Хостенков

— Расскажите, пожалуйста, как вам работалось в кремлевской больнице? — однажды спросил я Василия Денисовича, когда мы переодевались после проведенной операции, где я был в качестве ассистента.
— Откуда ты взял, что я там работал? — и он внимательно посмотрел на меня. — Это тебе не правду сказали. Слухи все.
— А за что вы, сидели в тюрьме? — не унимался я.
— Ну, ты любопытный! Зачем это тебе знать?
— Я, ведь, тоже врач… Опыт старшего опытного коллеги не помешает.
— Хм… Довод убедительный. Мы работаем, а прокурор крамолу ищет. У каждого свои задачи. А вот скажи, почему говорят «искусство врачевания?»
— Мы же людей лечим. У ветврачей работа больше похожа на ремесло, у нас ближе к искусству.
— В принципе верно, но не совсем так, ремесленная подготовка нам еще более нужна, чем им, — Василий Денисович задумался на несколько секунд. — Нам очень важно убедить больного в необходимости конкретного лечения, а потом доказать, что оно, это лечение, было проведено правильно. Вот в чем искусство. Есть такое мнение, что если после беседы с врачом больному не стало легче, то…»
— Это не целитель, — закончил я фразу за него. — Кто-то из наших преподавателей говорил об этом.
— Вот, вот. Пойдем, покурим!
— Я не курю. Бросил.
— Да ты, наверное, еще не начинал? И не начинай! Врач не должен курить! Лучше сотку для снятия стресса.
— Так у нас стрессы каждый день.
— Это ты хорошо меня подловил на слове. Кстати, не так давно у нас одного уволили за систематическое снятие стресса.
Выйдя на лестничную клетку, Василий Денисович стал сладострастно курить сигарету «Прима», потом внимательно посмотрел мне в лицо, как бы считывая затаенную духовную информацию, мы встретились взглядами. Он отвернулся и стал смотреть в окно. Его белая медицинская шапочка сплюснулась и съехала набок, из-под нее виднелись сзади и на висках такие же белые волосы, как ткань головного убора. Он недавно вышел на пенсию, существовать на которую не хотел, поэтому продолжал работать.

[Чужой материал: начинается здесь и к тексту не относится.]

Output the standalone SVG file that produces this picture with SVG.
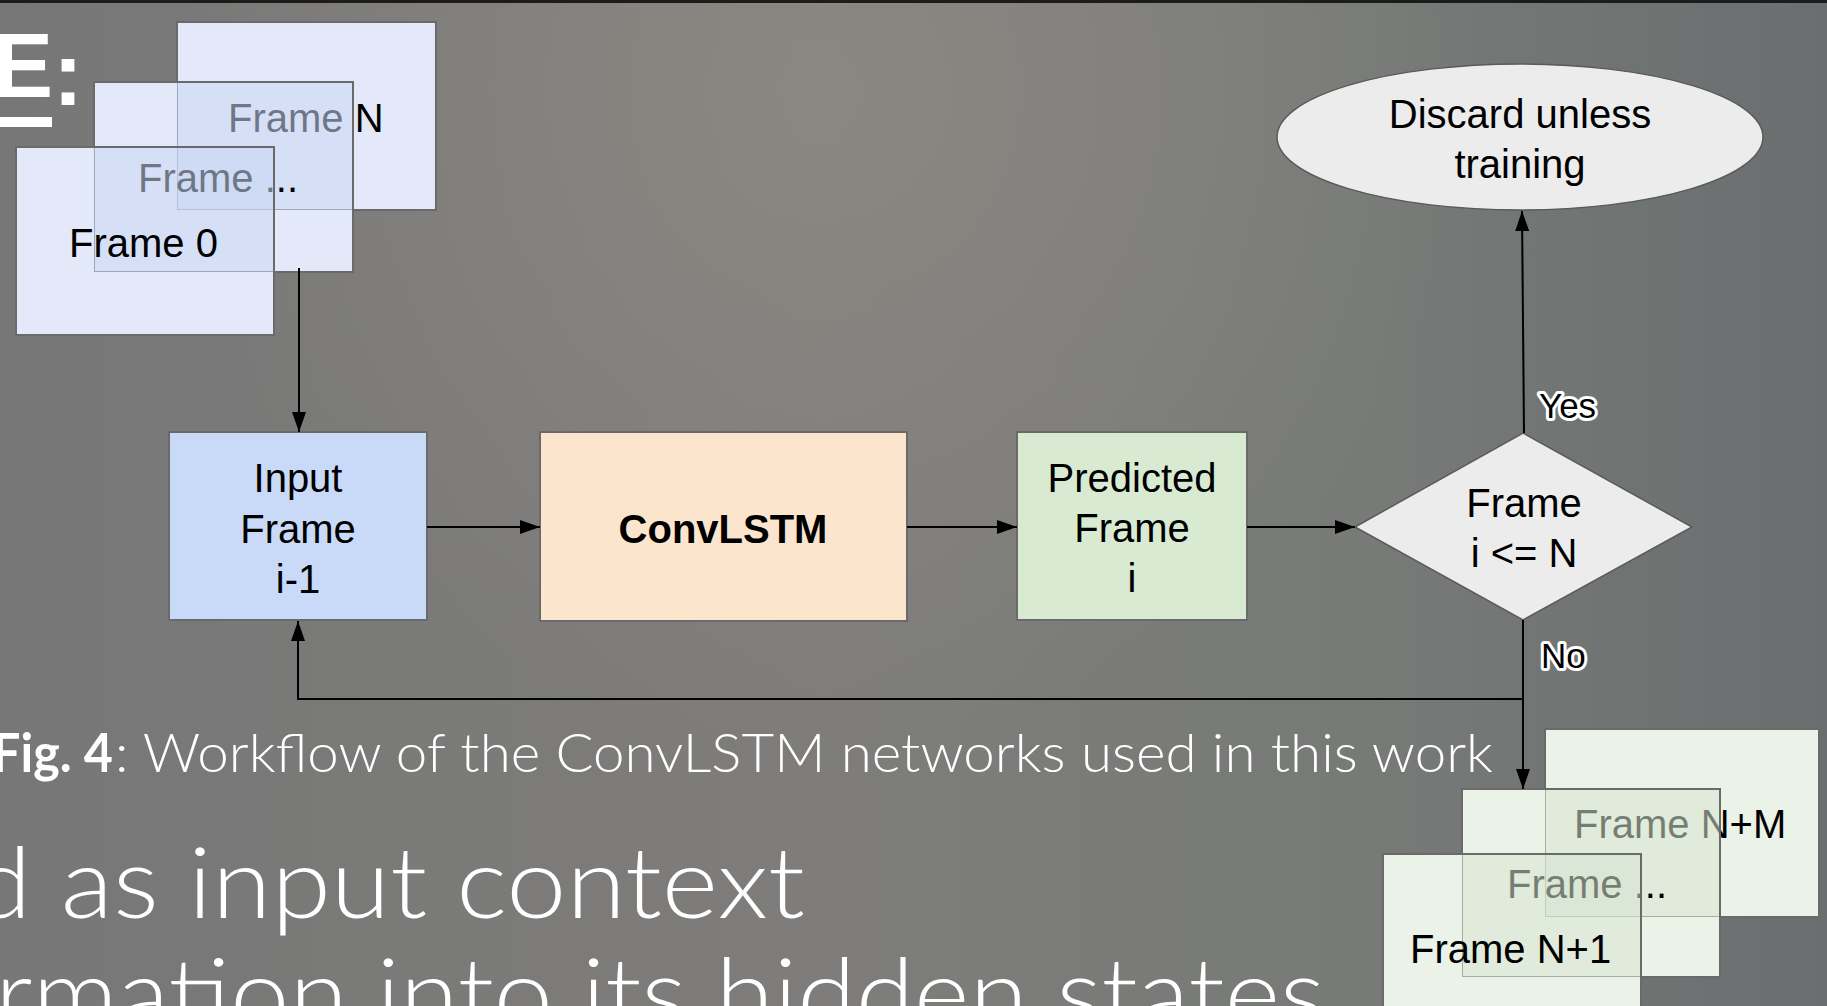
<svg xmlns="http://www.w3.org/2000/svg" width="1827" height="1006" viewBox="0 0 1827 1006">
<defs>
<linearGradient id="bg" x1="0" y1="0" x2="1" y2="0">
<stop offset="0" stop-color="#777777"/>
<stop offset="0.45" stop-color="#7e7d7b"/>
<stop offset="0.75" stop-color="#777a77"/>
<stop offset="1" stop-color="#6a6e6f"/>
</linearGradient>
<radialGradient id="glow" cx="820" cy="90" r="650" gradientUnits="userSpaceOnUse">
<stop offset="0" stop-color="#8e8a84" stop-opacity="0.8"/>
<stop offset="1" stop-color="#8e8a84" stop-opacity="0"/>
</radialGradient>
<marker id="arr" viewBox="0 0 20 14" markerWidth="20" markerHeight="14" refX="20" refY="7" orient="auto" markerUnits="userSpaceOnUse">
<path d="M0,0 L20,7 L0,14 Z" fill="#000"/>
</marker>
<style>
.t{font-family:"Liberation Sans",Arial,sans-serif;font-size:40px;fill:#000}
.c{text-anchor:middle}
.box{stroke:#6a6a6a;stroke-width:2}
.bs{fill:#e3e9f8}
.bo{fill:rgb(202,215,243);fill-opacity:0.55}
.gs{fill:#ebf3e8}
.go{fill:rgb(215,227,210);fill-opacity:0.55}
.edge{stroke:#6a6a6a;stroke-width:2;fill:none}
.lbl{font-family:"Liberation Sans",Arial,sans-serif;font-size:35px;fill:#000;stroke:#fff;stroke-width:6;stroke-linejoin:round;paint-order:stroke}
.cn{stroke:#000;stroke-width:2;fill:none}
.slide{font-family:Lato,"Open Sans",sans-serif;fill:#fff}
</style>
</defs>
<rect x="0" y="0" width="1827" height="1006" fill="url(#bg)"/>
<rect x="0" y="0" width="1827" height="1006" fill="url(#glow)"/>
<rect x="0" y="0" width="1827" height="3" fill="#1c1c1c"/>

<g id="title">
<text x="-7" y="97" style="font-family:'Liberation Sans',Arial,sans-serif;font-weight:700;font-size:90px;fill:#fff">E<tspan dy="8">:</tspan></text>
<rect x="0" y="117" width="52" height="10" fill="#fff"/>
</g>

<g id="caption" class="slide">
<text x="-8" y="772" font-size="53" font-weight="700" textLength="121" lengthAdjust="spacingAndGlyphs">Fig. 4</text>
<text x="115" y="772" font-size="53" font-weight="300" textLength="1378" lengthAdjust="spacingAndGlyphs">: Workflow of the ConvLSTM networks used in this work</text>
</g>
<g id="body-text" class="slide">
<text x="-28" y="918" font-size="98" font-weight="300" textLength="833" lengthAdjust="spacingAndGlyphs">d as input context</text>
<text x="-5" y="1029" font-size="98" font-weight="300" textLength="1330" lengthAdjust="spacingAndGlyphs">rmation into its hidden states</text>
</g>

<g id="input-frames">
<rect class="bs" x="177" y="22" width="259" height="188"/>
<rect class="edge" x="177" y="22" width="259" height="188"/>
<text class="t" x="228" y="132">Frame N</text>
<path class="bs" fill-rule="evenodd" d="M94,82 H353 V272 H94 Z M177,82 H353 V210 H177 Z"/>
<rect class="bo" x="177" y="82" width="176" height="128"/>
<rect class="edge" x="94" y="82" width="259" height="190"/>
<text class="t" x="138" y="192">Frame ...</text>
<path class="bs" fill-rule="evenodd" d="M16,147 H274 V335 H16 Z M94,147 H274 V272 H94 Z"/>
<rect class="bo" x="94" y="147" width="180" height="125"/>
<rect class="edge" x="16" y="147" width="258" height="188"/>
<text class="t" x="69" y="257">Frame 0</text>
</g>

<g id="output-frames">
<rect class="gs" x="1545" y="729" width="274" height="188"/>
<rect class="edge" x="1545" y="729" width="274" height="188"/>
<text class="t" x="1574" y="838">Frame N+M</text>
<path class="gs" fill-rule="evenodd" d="M1462,789 H1720 V977 H1462 Z M1545,789 H1720 V917 H1545 Z"/>
<rect class="go" x="1545" y="789" width="175" height="128"/>
<rect class="edge" x="1462" y="789" width="258" height="188"/>
<text class="t" x="1507" y="898">Frame ...</text>
<path class="gs" fill-rule="evenodd" d="M1383,854 H1641 V1042 H1383 Z M1462,854 H1641 V977 H1462 Z"/>
<rect class="go" x="1462" y="854" width="179" height="123"/>
<rect class="edge" x="1383" y="854" width="258" height="188"/>
<text class="t" x="1410" y="963">Frame N+1</text>
</g>

<g id="input-frame">
<rect class="box" x="169" y="432" width="258" height="188" fill="#c9daf8"/>
<text class="t c" x="298" y="492">Input</text>
<text class="t c" x="298" y="543">Frame</text>
<text class="t c" x="298" y="593">i-1</text>
</g>

<g id="convlstm">
<rect class="box" x="540" y="432" width="367" height="189" fill="#fce5cd"/>
<text class="t c" x="723" y="543" font-weight="700">ConvLSTM</text>
</g>

<g id="predicted-frame">
<rect class="box" x="1017" y="432" width="230" height="188" fill="#d9ead3"/>
<text class="t c" x="1132" y="492">Predicted</text>
<text class="t c" x="1132" y="542">Frame</text>
<text class="t c" x="1132" y="592">i</text>
</g>

<g id="decision">
<polygon points="1355,527 1523,433 1692,527 1523,620" fill="#ececec" stroke="#5a5a5a" stroke-width="1.5"/>
<text class="t c" x="1524" y="517">Frame</text>
<text class="t c" x="1524" y="567">i &lt;= N</text>
</g>

<g id="discard">
<ellipse cx="1520" cy="137" rx="243" ry="73" fill="#ececec" stroke="#5a5a5a" stroke-width="1.5"/>
<text class="t c" x="1520" y="128">Discard unless</text>
<text class="t c" x="1520" y="178">training</text>
</g>

<g id="connectors">
<line class="cn" x1="299" y1="268" x2="299" y2="432" marker-end="url(#arr)"/>
<line class="cn" x1="427" y1="527" x2="540" y2="527" marker-end="url(#arr)"/>
<line class="cn" x1="907" y1="527" x2="1017" y2="527" marker-end="url(#arr)"/>
<line class="cn" x1="1247" y1="527" x2="1355" y2="527" marker-end="url(#arr)"/>
<line class="cn" x1="1524" y1="433" x2="1522" y2="211" marker-end="url(#arr)"/>
<line class="cn" x1="1523" y1="620" x2="1523" y2="789" marker-end="url(#arr)"/>
<polyline class="cn" points="1523,699 298,699 298,621" marker-end="url(#arr)"/>
<text class="lbl" x="1539" y="418">Yes</text>
<text class="lbl" x="1541" y="668">No</text>
</g>
</svg>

— От сумы и тюрьмы не зарекайся. Сидел я, было дело, — ответил он, выпустив струю дыма.
— А за что?
— Ни за что!
— Как это ни за что?
— В наши времена сажали для профилактики. Сейчас мы можем уже многое говорить, а прежде боялись даже своих друзей. Ни за что расстреливали, не то, что сажали. Вы — молодежь, даже представить себе не можете, как вам повезло, что вы не жили в то время, не застали войны. Это великое благо. Сейчас за жалобу можно отделаться выговором.
— Так, значит, кто-то пожаловался? — пытался удовлетворить я свой интерес.
— Все, пойдем! Надо операцию оформить. Я запишу в историю, а ты — в операционный журнал. Чтоб, как у меня! Я проверю.
Один из студенческих приемов обучения заключался в добывании расположения опытных хирургов. Всегда можно было выудить у них какие-нибудь изюминки. А нюансов и тонкостей в силу уникальности каждого человека во врачебной работе было много. Особенно интересны были рассказы старших коллег об их ошибках. Но не все любили трогать эту тему.